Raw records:
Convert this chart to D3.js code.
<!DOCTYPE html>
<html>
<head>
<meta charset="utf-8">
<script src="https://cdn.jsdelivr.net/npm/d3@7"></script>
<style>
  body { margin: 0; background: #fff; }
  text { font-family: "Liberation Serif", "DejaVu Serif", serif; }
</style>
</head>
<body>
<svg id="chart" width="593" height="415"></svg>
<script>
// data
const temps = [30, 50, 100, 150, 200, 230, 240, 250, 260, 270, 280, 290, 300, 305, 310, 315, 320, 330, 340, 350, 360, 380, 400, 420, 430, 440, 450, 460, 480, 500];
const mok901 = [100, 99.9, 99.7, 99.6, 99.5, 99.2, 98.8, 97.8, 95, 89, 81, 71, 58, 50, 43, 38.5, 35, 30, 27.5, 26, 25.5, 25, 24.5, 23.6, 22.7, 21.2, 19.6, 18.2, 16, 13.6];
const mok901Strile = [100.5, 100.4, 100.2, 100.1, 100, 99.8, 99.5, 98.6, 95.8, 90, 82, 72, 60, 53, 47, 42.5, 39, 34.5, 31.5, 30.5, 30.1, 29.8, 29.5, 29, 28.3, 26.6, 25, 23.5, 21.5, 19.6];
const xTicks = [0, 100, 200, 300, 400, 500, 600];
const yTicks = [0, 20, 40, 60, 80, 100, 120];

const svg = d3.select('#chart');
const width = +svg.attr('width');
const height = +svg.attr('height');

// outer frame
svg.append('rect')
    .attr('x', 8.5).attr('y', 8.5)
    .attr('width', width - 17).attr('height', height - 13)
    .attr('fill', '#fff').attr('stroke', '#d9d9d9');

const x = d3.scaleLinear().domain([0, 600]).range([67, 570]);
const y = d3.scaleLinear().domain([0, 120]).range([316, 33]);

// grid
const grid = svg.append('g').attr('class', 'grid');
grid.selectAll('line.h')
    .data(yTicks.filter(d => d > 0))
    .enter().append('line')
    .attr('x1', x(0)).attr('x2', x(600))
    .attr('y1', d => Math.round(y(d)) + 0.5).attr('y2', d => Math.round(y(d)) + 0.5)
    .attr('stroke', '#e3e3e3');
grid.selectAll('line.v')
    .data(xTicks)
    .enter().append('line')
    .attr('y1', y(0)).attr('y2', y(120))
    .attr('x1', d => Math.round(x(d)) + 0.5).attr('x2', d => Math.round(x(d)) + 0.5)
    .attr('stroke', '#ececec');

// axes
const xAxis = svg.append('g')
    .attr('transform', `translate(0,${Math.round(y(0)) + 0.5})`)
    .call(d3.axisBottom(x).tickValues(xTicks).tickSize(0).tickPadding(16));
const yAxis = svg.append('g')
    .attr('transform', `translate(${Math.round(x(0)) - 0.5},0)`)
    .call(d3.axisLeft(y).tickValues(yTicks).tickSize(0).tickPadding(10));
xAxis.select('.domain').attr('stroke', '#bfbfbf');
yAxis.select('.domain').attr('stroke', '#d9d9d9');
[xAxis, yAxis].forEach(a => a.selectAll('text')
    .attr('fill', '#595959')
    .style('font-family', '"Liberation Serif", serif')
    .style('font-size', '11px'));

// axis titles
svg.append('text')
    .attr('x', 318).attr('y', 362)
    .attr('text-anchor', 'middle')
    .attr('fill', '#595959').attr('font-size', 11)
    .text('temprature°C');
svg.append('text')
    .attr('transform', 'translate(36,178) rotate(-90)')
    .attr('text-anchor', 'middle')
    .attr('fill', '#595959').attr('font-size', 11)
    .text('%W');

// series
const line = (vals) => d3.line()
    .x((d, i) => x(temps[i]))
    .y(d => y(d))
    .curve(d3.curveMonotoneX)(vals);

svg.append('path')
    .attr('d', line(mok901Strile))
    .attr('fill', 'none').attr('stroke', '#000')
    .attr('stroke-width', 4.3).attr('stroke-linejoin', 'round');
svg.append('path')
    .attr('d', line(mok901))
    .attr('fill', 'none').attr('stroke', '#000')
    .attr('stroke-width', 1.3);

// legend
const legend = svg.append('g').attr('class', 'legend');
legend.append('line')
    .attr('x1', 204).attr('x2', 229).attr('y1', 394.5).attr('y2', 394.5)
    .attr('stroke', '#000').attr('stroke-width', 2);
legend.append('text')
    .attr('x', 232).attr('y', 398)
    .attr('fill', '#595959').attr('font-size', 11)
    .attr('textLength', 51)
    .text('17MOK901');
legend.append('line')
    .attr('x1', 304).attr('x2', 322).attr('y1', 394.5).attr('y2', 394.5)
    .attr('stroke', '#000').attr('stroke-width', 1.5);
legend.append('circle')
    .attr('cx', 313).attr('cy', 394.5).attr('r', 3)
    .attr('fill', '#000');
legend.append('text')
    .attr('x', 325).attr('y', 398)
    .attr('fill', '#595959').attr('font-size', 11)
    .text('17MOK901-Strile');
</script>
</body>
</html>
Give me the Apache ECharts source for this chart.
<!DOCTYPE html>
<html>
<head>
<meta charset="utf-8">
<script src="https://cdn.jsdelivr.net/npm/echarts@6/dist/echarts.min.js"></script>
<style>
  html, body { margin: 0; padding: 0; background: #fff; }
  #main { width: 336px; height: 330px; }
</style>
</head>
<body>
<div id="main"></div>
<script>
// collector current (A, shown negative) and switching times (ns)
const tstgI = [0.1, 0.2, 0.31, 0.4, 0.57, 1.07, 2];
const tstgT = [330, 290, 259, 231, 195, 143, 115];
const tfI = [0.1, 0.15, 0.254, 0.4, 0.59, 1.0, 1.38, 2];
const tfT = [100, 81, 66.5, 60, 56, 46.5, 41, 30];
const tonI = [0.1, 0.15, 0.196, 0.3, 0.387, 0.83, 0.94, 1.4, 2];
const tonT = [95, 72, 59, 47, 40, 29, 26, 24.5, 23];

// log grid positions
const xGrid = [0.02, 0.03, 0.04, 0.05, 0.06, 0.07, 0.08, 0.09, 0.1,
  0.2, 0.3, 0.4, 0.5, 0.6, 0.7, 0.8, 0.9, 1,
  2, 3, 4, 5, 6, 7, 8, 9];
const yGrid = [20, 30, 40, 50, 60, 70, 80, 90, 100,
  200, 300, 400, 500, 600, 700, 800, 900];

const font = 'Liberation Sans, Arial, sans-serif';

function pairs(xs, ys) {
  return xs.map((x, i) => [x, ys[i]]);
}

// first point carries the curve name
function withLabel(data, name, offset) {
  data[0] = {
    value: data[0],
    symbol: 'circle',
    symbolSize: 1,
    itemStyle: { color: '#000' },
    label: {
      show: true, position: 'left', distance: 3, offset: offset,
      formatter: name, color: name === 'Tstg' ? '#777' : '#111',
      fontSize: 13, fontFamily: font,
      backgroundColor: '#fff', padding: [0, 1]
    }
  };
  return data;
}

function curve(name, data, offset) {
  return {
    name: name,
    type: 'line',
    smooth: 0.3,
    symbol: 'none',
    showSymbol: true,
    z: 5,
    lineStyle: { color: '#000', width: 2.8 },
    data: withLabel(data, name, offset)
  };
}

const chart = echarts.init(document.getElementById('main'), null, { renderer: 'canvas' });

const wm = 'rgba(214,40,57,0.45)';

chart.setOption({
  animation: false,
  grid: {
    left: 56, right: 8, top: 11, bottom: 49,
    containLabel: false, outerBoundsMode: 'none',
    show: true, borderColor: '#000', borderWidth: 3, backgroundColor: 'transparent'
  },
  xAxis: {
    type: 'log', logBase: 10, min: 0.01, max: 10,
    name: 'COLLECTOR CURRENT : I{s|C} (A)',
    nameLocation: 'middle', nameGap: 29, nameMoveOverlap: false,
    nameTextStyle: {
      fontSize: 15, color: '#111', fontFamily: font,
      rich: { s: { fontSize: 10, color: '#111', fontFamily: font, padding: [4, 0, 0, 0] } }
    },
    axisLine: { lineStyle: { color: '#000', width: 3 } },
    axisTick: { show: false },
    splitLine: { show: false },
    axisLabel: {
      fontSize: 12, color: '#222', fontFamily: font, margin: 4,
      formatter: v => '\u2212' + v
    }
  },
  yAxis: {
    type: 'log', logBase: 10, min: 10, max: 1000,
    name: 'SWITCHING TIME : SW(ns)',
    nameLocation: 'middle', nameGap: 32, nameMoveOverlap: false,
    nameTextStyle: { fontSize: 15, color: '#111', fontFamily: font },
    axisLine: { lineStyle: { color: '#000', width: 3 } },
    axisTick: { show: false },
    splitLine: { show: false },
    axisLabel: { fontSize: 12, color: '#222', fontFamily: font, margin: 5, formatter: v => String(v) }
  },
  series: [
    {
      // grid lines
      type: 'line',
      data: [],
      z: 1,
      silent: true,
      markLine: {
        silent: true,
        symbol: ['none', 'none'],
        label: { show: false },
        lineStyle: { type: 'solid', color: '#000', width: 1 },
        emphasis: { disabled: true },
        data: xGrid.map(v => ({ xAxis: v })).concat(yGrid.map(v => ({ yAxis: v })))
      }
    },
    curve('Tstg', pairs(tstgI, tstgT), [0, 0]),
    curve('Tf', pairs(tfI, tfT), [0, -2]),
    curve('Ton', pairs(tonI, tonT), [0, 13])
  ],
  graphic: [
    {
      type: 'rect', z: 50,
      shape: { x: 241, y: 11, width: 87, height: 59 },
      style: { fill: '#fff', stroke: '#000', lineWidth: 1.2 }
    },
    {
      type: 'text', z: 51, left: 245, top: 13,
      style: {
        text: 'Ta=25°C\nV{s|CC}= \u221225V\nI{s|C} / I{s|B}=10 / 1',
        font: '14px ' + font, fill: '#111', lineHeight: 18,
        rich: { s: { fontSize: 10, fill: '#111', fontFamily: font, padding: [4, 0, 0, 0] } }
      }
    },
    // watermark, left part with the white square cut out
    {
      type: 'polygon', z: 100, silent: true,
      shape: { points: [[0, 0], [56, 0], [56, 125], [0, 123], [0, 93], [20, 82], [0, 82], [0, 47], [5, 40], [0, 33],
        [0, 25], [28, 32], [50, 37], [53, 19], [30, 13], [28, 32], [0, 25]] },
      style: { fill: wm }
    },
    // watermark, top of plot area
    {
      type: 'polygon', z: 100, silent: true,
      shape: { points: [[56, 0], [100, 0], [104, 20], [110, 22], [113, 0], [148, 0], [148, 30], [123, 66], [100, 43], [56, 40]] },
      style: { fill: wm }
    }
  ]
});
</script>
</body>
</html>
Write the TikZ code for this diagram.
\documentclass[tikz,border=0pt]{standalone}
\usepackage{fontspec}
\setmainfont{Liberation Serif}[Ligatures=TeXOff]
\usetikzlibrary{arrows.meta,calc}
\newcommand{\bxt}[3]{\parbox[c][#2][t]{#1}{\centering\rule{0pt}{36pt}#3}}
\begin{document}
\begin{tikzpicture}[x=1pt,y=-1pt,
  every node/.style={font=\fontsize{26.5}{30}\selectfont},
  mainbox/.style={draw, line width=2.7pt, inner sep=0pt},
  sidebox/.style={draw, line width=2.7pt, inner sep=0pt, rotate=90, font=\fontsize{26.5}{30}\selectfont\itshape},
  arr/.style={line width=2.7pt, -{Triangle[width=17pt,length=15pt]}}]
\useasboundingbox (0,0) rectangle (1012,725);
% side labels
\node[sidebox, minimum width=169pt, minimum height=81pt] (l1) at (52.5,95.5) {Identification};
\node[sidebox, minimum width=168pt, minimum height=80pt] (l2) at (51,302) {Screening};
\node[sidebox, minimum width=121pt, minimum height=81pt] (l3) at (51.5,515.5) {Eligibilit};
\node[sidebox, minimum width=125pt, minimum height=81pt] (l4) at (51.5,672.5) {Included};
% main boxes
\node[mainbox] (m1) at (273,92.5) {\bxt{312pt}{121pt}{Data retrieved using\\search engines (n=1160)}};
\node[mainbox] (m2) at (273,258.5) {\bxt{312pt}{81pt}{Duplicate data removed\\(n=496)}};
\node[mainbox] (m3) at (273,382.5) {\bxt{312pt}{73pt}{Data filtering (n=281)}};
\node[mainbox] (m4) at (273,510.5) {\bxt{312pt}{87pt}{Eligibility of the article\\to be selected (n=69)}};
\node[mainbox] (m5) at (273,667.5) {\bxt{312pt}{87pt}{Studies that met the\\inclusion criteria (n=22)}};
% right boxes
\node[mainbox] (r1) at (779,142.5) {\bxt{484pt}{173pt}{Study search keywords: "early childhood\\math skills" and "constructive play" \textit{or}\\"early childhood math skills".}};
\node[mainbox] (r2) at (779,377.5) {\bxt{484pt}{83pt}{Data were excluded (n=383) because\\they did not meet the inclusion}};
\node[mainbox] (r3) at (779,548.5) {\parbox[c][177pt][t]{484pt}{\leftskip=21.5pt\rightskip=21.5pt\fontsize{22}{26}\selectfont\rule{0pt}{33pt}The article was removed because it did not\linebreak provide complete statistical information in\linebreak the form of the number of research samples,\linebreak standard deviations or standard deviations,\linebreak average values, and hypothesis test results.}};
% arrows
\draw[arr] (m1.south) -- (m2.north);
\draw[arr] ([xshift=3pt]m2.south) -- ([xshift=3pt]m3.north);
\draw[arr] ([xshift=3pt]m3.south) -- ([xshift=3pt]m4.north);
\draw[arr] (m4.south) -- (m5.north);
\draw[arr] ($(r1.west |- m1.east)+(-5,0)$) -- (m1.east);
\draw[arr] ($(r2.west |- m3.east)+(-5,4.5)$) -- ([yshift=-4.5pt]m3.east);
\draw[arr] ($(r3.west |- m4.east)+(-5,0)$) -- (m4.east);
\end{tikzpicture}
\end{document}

### Work required
Collect from the data above every line that includes "this".

### Correct answer
Convert this chart to D3.js code.
Give me the Apache ECharts source for this chart.
Write the TikZ code for this diagram.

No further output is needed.